#### Set task:
Exactly as written, please set down all of the entries again, with no pictures.

#### Data for this exercise:

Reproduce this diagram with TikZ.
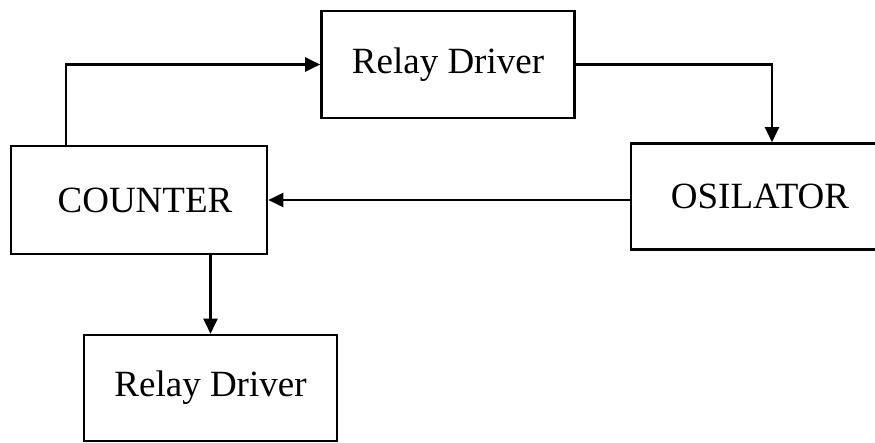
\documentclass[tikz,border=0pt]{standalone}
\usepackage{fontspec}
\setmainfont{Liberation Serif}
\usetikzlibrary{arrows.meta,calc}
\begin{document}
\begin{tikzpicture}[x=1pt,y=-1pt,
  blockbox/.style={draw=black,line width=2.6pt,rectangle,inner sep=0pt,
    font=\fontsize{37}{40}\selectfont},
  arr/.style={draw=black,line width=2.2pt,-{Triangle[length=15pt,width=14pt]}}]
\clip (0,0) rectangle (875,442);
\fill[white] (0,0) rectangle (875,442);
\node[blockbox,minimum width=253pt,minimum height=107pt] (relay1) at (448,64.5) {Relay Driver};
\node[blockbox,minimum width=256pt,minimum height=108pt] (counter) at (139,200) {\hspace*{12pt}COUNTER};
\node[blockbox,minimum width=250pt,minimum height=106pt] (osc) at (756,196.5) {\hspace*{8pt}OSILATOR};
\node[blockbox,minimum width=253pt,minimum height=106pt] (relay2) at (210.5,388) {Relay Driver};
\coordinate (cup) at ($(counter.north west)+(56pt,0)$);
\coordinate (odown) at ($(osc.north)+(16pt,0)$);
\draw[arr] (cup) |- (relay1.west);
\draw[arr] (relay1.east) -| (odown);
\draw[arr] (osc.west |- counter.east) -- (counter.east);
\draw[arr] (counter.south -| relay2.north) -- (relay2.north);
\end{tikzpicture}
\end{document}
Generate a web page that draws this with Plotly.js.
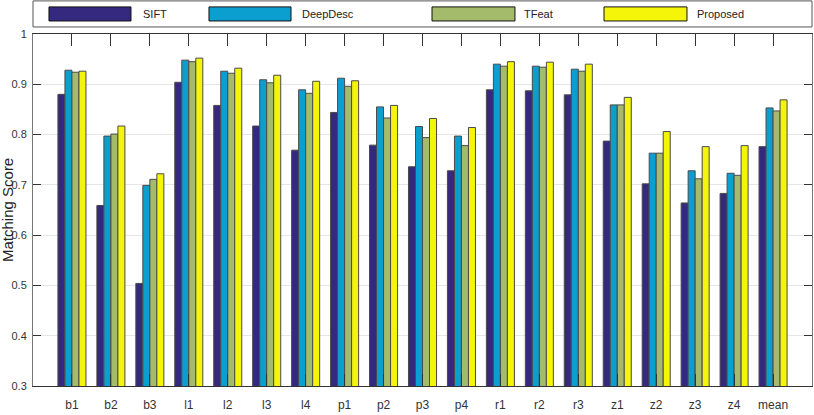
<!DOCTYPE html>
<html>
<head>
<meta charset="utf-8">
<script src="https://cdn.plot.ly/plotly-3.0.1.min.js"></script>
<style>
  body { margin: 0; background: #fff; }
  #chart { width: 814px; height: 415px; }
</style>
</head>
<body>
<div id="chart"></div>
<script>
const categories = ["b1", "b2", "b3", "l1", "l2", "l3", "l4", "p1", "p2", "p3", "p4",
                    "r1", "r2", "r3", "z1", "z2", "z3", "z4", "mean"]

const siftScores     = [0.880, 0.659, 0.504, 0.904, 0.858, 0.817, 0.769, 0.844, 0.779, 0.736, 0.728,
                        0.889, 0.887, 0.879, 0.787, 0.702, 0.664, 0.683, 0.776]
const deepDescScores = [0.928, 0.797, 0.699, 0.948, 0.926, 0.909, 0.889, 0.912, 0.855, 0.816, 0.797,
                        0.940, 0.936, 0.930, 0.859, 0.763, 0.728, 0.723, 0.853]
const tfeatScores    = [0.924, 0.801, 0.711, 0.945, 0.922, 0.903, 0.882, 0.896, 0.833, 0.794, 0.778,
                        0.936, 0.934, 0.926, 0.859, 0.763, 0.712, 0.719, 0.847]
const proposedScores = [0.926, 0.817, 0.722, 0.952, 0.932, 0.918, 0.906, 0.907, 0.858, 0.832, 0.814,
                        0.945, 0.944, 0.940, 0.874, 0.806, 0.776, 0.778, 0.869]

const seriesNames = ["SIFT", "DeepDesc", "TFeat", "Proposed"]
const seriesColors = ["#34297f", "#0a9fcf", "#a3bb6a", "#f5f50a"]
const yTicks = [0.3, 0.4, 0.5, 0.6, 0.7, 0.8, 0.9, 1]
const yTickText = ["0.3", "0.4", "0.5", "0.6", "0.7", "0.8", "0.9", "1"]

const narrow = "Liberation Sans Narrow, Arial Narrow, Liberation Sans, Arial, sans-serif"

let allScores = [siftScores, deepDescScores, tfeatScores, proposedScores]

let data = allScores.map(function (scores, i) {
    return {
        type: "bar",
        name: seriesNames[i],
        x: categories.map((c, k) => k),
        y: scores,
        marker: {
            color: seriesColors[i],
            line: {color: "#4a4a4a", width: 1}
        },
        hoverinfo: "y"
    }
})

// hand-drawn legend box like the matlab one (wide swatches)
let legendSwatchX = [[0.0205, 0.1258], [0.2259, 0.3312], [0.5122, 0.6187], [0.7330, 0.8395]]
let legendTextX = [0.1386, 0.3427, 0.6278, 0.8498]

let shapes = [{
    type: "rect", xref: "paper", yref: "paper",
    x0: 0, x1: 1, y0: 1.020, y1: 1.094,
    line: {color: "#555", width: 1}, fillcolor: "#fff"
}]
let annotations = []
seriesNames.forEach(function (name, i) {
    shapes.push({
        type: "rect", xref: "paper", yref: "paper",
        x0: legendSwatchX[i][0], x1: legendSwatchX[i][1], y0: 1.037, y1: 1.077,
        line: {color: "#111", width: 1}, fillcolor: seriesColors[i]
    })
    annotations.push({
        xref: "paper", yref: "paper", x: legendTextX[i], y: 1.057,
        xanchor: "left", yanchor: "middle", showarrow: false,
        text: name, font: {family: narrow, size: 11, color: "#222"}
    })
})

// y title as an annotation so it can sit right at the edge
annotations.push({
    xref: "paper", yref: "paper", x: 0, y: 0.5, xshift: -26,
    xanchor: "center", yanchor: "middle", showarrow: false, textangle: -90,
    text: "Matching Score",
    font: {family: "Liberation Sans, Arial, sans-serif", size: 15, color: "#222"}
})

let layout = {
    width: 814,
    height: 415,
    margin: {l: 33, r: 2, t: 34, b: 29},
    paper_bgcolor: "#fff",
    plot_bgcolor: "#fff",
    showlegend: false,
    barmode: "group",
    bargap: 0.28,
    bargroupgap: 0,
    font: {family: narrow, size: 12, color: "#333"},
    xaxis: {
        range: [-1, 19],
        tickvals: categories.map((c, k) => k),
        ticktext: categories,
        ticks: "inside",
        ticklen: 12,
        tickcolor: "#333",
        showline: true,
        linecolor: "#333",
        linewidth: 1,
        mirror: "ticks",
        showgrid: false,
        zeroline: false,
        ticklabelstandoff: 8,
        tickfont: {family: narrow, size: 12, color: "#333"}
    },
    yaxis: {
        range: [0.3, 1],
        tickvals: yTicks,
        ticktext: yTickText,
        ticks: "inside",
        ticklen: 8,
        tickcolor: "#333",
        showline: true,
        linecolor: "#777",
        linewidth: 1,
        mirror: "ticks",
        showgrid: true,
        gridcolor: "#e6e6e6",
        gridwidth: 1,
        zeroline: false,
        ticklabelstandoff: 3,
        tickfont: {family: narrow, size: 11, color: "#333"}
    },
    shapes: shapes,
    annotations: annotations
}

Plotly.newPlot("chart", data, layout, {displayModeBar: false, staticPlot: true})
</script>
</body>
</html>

#### Exercise output:
Reproduce this diagram with TikZ.
\documentclass[tikz,border=0pt]{standalone}
\usepackage{fontspec}
\setmainfont{Liberation Serif}
\usetikzlibrary{arrows.meta,calc}
\begin{document}
\begin{tikzpicture}[x=1pt,y=-1pt,
  blockbox/.style={draw=black,line width=2.6pt,rectangle,inner sep=0pt,
    font=\fontsize{37}{40}\selectfont},
  arr/.style={draw=black,line width=2.2pt,-{Triangle[length=15pt,width=14pt]}}]
\clip (0,0) rectangle (875,442);
\fill[white] (0,0) rectangle (875,442);
\node[blockbox,minimum width=253pt,minimum height=107pt] (relay1) at (448,64.5) {Relay Driver};
\node[blockbox,minimum width=256pt,minimum height=108pt] (counter) at (139,200) {\hspace*{12pt}COUNTER};
\node[blockbox,minimum width=250pt,minimum height=106pt] (osc) at (756,196.5) {\hspace*{8pt}OSILATOR};
\node[blockbox,minimum width=253pt,minimum height=106pt] (relay2) at (210.5,388) {Relay Driver};
\coordinate (cup) at ($(counter.north west)+(56pt,0)$);
\coordinate (odown) at ($(osc.north)+(16pt,0)$);
\draw[arr] (cup) |- (relay1.west);
\draw[arr] (relay1.east) -| (odown);
\draw[arr] (osc.west |- counter.east) -- (counter.east);
\draw[arr] (counter.south -| relay2.north) -- (relay2.north);
\end{tikzpicture}
\end{document}
Generate a web page that draws this with Plotly.js.
<!DOCTYPE html>
<html>
<head>
<meta charset="utf-8">
<script src="https://cdn.plot.ly/plotly-3.0.1.min.js"></script>
<style>
  body { margin: 0; background: #fff; }
  #chart { width: 814px; height: 415px; }
</style>
</head>
<body>
<div id="chart"></div>
<script>
const categories = ["b1", "b2", "b3", "l1", "l2", "l3", "l4", "p1", "p2", "p3", "p4",
                    "r1", "r2", "r3", "z1", "z2", "z3", "z4", "mean"]

const siftScores     = [0.880, 0.659, 0.504, 0.904, 0.858, 0.817, 0.769, 0.844, 0.779, 0.736, 0.728,
                        0.889, 0.887, 0.879, 0.787, 0.702, 0.664, 0.683, 0.776]
const deepDescScores = [0.928, 0.797, 0.699, 0.948, 0.926, 0.909, 0.889, 0.912, 0.855, 0.816, 0.797,
                        0.940, 0.936, 0.930, 0.859, 0.763, 0.728, 0.723, 0.853]
const tfeatScores    = [0.924, 0.801, 0.711, 0.945, 0.922, 0.903, 0.882, 0.896, 0.833, 0.794, 0.778,
                        0.936, 0.934, 0.926, 0.859, 0.763, 0.712, 0.719, 0.847]
const proposedScores = [0.926, 0.817, 0.722, 0.952, 0.932, 0.918, 0.906, 0.907, 0.858, 0.832, 0.814,
                        0.945, 0.944, 0.940, 0.874, 0.806, 0.776, 0.778, 0.869]

const seriesNames = ["SIFT", "DeepDesc", "TFeat", "Proposed"]
const seriesColors = ["#34297f", "#0a9fcf", "#a3bb6a", "#f5f50a"]
const yTicks = [0.3, 0.4, 0.5, 0.6, 0.7, 0.8, 0.9, 1]
const yTickText = ["0.3", "0.4", "0.5", "0.6", "0.7", "0.8", "0.9", "1"]

const narrow = "Liberation Sans Narrow, Arial Narrow, Liberation Sans, Arial, sans-serif"

let allScores = [siftScores, deepDescScores, tfeatScores, proposedScores]

let data = allScores.map(function (scores, i) {
    return {
        type: "bar",
        name: seriesNames[i],
        x: categories.map((c, k) => k),
        y: scores,
        marker: {
            color: seriesColors[i],
            line: {color: "#4a4a4a", width: 1}
        },
        hoverinfo: "y"
    }
})

// hand-drawn legend box like the matlab one (wide swatches)
let legendSwatchX = [[0.0205, 0.1258], [0.2259, 0.3312], [0.5122, 0.6187], [0.7330, 0.8395]]
let legendTextX = [0.1386, 0.3427, 0.6278, 0.8498]

let shapes = [{
    type: "rect", xref: "paper", yref: "paper",
    x0: 0, x1: 1, y0: 1.020, y1: 1.094,
    line: {color: "#555", width: 1}, fillcolor: "#fff"
}]
let annotations = []
seriesNames.forEach(function (name, i) {
    shapes.push({
        type: "rect", xref: "paper", yref: "paper",
        x0: legendSwatchX[i][0], x1: legendSwatchX[i][1], y0: 1.037, y1: 1.077,
        line: {color: "#111", width: 1}, fillcolor: seriesColors[i]
    })
    annotations.push({
        xref: "paper", yref: "paper", x: legendTextX[i], y: 1.057,
        xanchor: "left", yanchor: "middle", showarrow: false,
        text: name, font: {family: narrow, size: 11, color: "#222"}
    })
})

// y title as an annotation so it can sit right at the edge
annotations.push({
    xref: "paper", yref: "paper", x: 0, y: 0.5, xshift: -26,
    xanchor: "center", yanchor: "middle", showarrow: false, textangle: -90,
    text: "Matching Score",
    font: {family: "Liberation Sans, Arial, sans-serif", size: 15, color: "#222"}
})

let layout = {
    width: 814,
    height: 415,
    margin: {l: 33, r: 2, t: 34, b: 29},
    paper_bgcolor: "#fff",
    plot_bgcolor: "#fff",
    showlegend: false,
    barmode: "group",
    bargap: 0.28,
    bargroupgap: 0,
    font: {family: narrow, size: 12, color: "#333"},
    xaxis: {
        range: [-1, 19],
        tickvals: categories.map((c, k) => k),
        ticktext: categories,
        ticks: "inside",
        ticklen: 12,
        tickcolor: "#333",
        showline: true,
        linecolor: "#333",
        linewidth: 1,
        mirror: "ticks",
        showgrid: false,
        zeroline: false,
        ticklabelstandoff: 8,
        tickfont: {family: narrow, size: 12, color: "#333"}
    },
    yaxis: {
        range: [0.3, 1],
        tickvals: yTicks,
        ticktext: yTickText,
        ticks: "inside",
        ticklen: 8,
        tickcolor: "#333",
        showline: true,
        linecolor: "#777",
        linewidth: 1,
        mirror: "ticks",
        showgrid: true,
        gridcolor: "#e6e6e6",
        gridwidth: 1,
        zeroline: false,
        ticklabelstandoff: 3,
        tickfont: {family: narrow, size: 11, color: "#333"}
    },
    shapes: shapes,
    annotations: annotations
}

Plotly.newPlot("chart", data, layout, {displayModeBar: false, staticPlot: true})
</script>
</body>
</html>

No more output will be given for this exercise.